The social danger is not necessarily a class war, but a violent society. We are re-importing a new criminal class in the void. Anne-marie Barnes' study on deportees in Latin America and the Caribbean (2007) shows that Jamaica, Trinidad and Guyana alone absorbed 30,000 deportees between 1990 and 2005, of which 17,000 were convicted for drug trafficking, 600 for murder, and 1,800 for illegal gun possession. Of these, 75 per cent were deported from the United States. This number is equivalent to one million drug offenders and 40,000 murderers being sent to the United States, a situation the US would not entertain. Between 2001 and 2004 Jamaica absorbed an average of 2,700 convicts a year along with a number of convicted murderers. Six hundred murders in Jamaica are equivalent to 60,000 murders in the US.
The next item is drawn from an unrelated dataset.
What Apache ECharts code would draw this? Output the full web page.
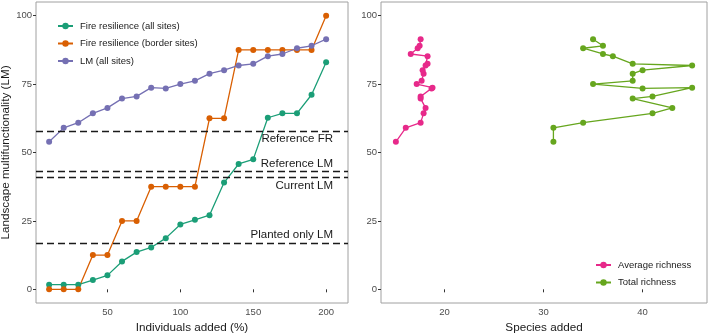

Of every 106 Caribbean male over 15, one is a deportee from the United States. This means that, 8,000 deportees from the US over 15 years of age were involved in criminal activities between 1998 and 2005. Deportees are less likely to be caught because they have more resources, experience and escape networks. This results in low arrest rates in the Caribbean. Crime costs the region 3.5 per cent of its GDP. The Caribbean has the highest per capita murder rate in the world. It costs Jamaica 7.5 per cent of its GDP. Jamaica has one of the highest per-capita murder rates in the world.
Migration leads to class displacement when the skilled and educated classes leave and class replacement when the criminal classes replace them. We cannot build a nation this way.